Further into the valley, at the base of a huge mountain on the other side of which lies Iran, is a PKK headquarters camp. Under the shade of an arbor at a long table sits a troika of older, unarmed men. Two of them are visiting from Denmark; one, named Miro, heads the PKK’s Europe-based Radio Roj. Like the military forces, the broadcasting is funded by donations from the large Kurdish diaspora, various front businesses and governments hostile to Turkey, which over the years have included the Greek, Syrian and Iranian intelligence services. Miro and his friend seem ready to talk but the man in charge, Said, is part of the guerrilla political directorate and assumes a standoffish attitude. Before him sits a slim volume on Nietzsche.

He starts asking me questions. Who do I write for? How did I get here? What are my politics? “What do they say about the PKK in America?” asks Said. “They say you’re terrorist. An interview might help get your side of the story out,” I suggest.

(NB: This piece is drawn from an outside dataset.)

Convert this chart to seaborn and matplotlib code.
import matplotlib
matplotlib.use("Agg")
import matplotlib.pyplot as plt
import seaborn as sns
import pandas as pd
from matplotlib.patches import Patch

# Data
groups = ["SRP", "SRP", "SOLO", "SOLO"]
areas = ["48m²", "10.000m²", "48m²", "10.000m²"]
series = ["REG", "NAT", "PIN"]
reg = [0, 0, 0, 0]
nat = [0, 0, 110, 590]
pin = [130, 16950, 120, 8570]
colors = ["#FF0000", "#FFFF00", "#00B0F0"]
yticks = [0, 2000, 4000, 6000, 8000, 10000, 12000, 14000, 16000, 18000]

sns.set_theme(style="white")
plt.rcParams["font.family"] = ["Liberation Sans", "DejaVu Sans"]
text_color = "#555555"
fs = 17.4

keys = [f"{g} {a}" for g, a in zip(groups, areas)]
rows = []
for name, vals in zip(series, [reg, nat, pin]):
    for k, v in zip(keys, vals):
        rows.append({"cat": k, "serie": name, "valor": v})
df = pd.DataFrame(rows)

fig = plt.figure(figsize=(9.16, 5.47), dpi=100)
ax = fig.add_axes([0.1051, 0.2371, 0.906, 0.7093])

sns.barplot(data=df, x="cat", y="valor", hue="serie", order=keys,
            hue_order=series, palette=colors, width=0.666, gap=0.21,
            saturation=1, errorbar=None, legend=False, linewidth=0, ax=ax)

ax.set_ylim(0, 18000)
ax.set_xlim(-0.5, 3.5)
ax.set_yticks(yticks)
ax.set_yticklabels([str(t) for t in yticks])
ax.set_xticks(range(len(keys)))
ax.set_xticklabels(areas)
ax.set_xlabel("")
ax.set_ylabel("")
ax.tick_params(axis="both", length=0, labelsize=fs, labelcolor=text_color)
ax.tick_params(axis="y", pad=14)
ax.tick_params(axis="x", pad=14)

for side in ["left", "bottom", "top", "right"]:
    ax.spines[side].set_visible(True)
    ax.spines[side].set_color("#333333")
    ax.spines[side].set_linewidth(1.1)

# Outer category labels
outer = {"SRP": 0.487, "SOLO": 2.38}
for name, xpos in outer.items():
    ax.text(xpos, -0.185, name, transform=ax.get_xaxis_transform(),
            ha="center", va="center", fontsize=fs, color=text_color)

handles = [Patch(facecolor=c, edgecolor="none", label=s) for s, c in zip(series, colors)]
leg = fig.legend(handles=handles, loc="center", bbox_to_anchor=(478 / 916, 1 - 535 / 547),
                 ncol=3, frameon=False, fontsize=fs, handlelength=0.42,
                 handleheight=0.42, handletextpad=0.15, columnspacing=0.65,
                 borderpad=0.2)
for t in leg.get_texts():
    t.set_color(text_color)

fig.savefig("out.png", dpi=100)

The negotiation wears on and then, abruptly, Said renders his verdict: no interview.

But seeing that I am angry he offers a lunch of flat bread, pickled hot peppers, preserved figs and potato salad. Then, despite his officious rejection of an interview a long political discussion ensues. Miro, the head of Radio Roj, speaks English, so we switch between translated Kurdish and English. “We’re more flexible now,” says Said. “It is not all as simple as America is the bad imperialist. We hope the US will help broker an agreement with Turkey.”

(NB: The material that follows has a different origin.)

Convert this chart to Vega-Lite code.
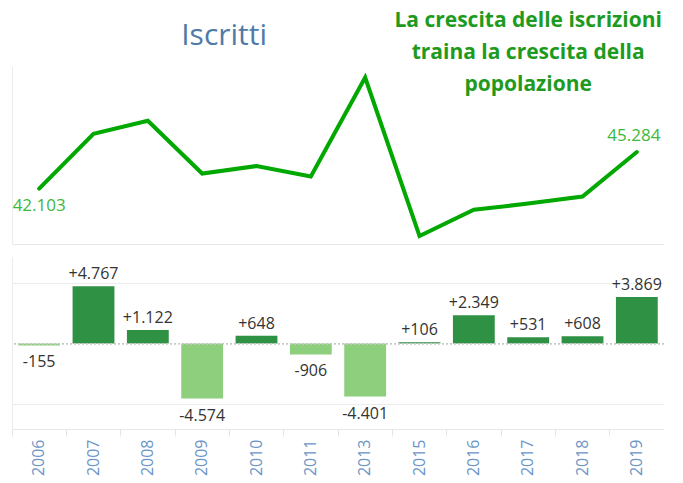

The subtext of the discussion is one of war-weary restlessness. Said says that the PKK is no longer Marxist or revolutionary but socialist, “like Sweden.” The party, he reminds me, now calls itself the Kurdistan Freedom and Democracy Congress. But everyone including its supporters still calls it the PKK. So what do they want? “A democratic solution. The freedom of Ocalan.” Beyond that he and all the PKK communiqués remain vague.

Why did they abandon Marxism? “The Soviet Union collapsed.” Said brings out books by Murray Bookchin, the Vermont based anti-urbanist writer, and a copy of Immanuel Wallerstein’s After Liberalism. “What do you think of Bookchin?” asks Said, then adds: “An anarchist. Too extreme. Wallerstein is very useful.” As for the war with Turkey, he says: “We want to negotiate. A dialogue.”

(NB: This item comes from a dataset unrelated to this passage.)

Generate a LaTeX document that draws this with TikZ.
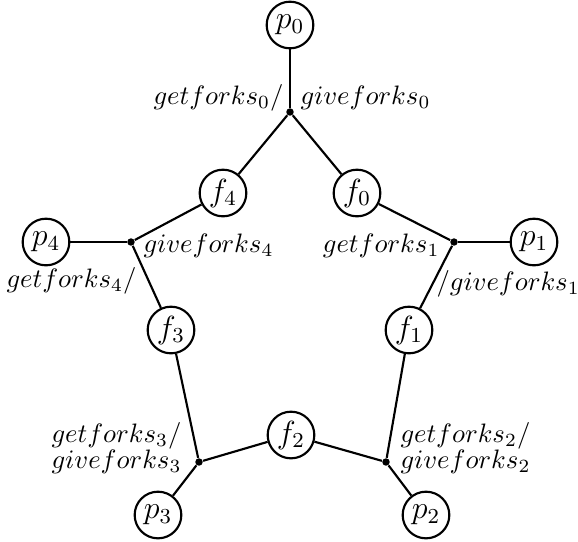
\documentclass[tikz,border=0pt]{standalone}
\usepackage{amsmath}
\usepackage{tikz}

\begin{document}
\begin{tikzpicture}[x=0.375pt,y=-0.375pt,
  proc/.style={circle,draw,line width=0.8pt,minimum size=17.5pt,inner sep=0pt,
    font=\large},
  junc/.style={circle,fill,inner sep=0pt,minimum size=2.8pt},
  lbl/.style={inner sep=0pt},
  arc/.style={line width=0.8pt}]
\useasboundingbox (0,0) rectangle (578,541);
\node[proc] (p0) at (290,25) {$p_0$};
\node[proc] (p1) at (534,242) {$p_1$};
\node[proc] (p2) at (426,515) {$p_2$};
\node[proc] (p3) at (158,515) {$p_3$};
\node[proc] (p4) at (46,242) {$p_4$};
\node[proc] (f0) at (357,193) {$f_0$};
\node[proc] (f1) at (409,330) {$f_1$};
\node[proc] (f2) at (291,435) {$f_2$};
\node[proc] (f3) at (171,330) {$f_3$};
\node[proc] (f4) at (223,193) {$f_4$};
\node[junc] (j0) at (290,112) {};
\node[junc] (j1) at (454,242) {};
\node[junc] (j2) at (386,462) {};
\node[junc] (j3) at (199,462) {};
\node[junc] (j4) at (131,242) {};
\draw[arc] (p0) -- (j0);
\draw[arc] (j0) -- (f4);
\draw[arc] (j0) -- (f0);
\draw[arc] (f0) -- (j1);
\draw[arc] (j1) -- (p1);
\draw[arc] (j1) -- (f1);
\draw[arc] (f1) -- (j2);
\draw[arc] (f2) -- (j2);
\draw[arc] (j2) -- (p2);
\draw[arc] (f2) -- (j3);
\draw[arc] (f3) -- (j3);
\draw[arc] (j3) -- (p3);
\draw[arc] (f4) -- (j4);
\draw[arc] (p4) -- (j4);
\draw[arc] (j4) -- (f3);
\node[lbl,anchor=base east] (g0) at (284,104) {$getforks_0/$};
\node[lbl,anchor=base west] (v0) at (300,104) {$giveforks_0$};
\node[lbl,anchor=base east] (g1) at (440,252) {$getforks_1$};
\node[lbl,anchor=base west] (v1) at (436,290) {$/giveforks_1$};
\node[lbl,anchor=base west] (g2) at (400,442) {$getforks_2/$};
\node[lbl,anchor=base west] (v2) at (400,468) {$giveforks_2$};
\node[lbl,anchor=base east] (g3) at (182,442) {$getforks_3/$};
\node[lbl,anchor=base west] (v3) at (g3.base west |- 0,468) {$giveforks_3$};
\node[lbl,anchor=base east] (g4) at (137,287) {$getforks_4/$};
\node[lbl,anchor=base west] (v4) at (143,252) {$giveforks_4$};
\end{tikzpicture}
\end{document}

Said won’t say exactly what the PKK will settle for from the Turkish state. The cease-fire has just expired and he seems embittered, like the young fighters. He claims that while the Turkish president made a big show of parlaying with rebel Kurds, the security forces took advantage of the cease-fire to hunt down PKK cadre. “No more cease-fires for us.”

Interestingly, our conversation keeps turning back to the chaos in central Iraq. It is clear the PKK is very worried about that war’s outcome. “This is not Vietnam,” says Miro. “What the US has created, this is more like Afghanistan.” “The insurgents are fanatics,” adds Said.

Does the PKK support the US occupation like the Iraqi Kurds? No. They want the United States out: “The Americans are only making it worse, but they won’t leave the region.” What would follow a US pullout in Iraq? “It’s too complicated to say.” When I suggest the possibility of endless war, Miro, Said and the others look at me blankly, neither agreeing nor disagreeing. Then Miro says, “Now you Americans are here. You are part of this complicated region.”

As we bid farewell the mood is warm but sad. Turkey now has the upper hand. The guerrillas want this fight to end; their ideological commitments of times past have crumbled. They admit to their excesses.

Now they are tired, trapped in a wedge of mountains, much of their beloved Kurdistan a charred crater of suffering. And–as is demonstrated by the brutal occupation, chaotic crime wave and guerrilla fanaticism just south of them in Mosul–at a certain point war is no longer a means but merely its own self-fueling end.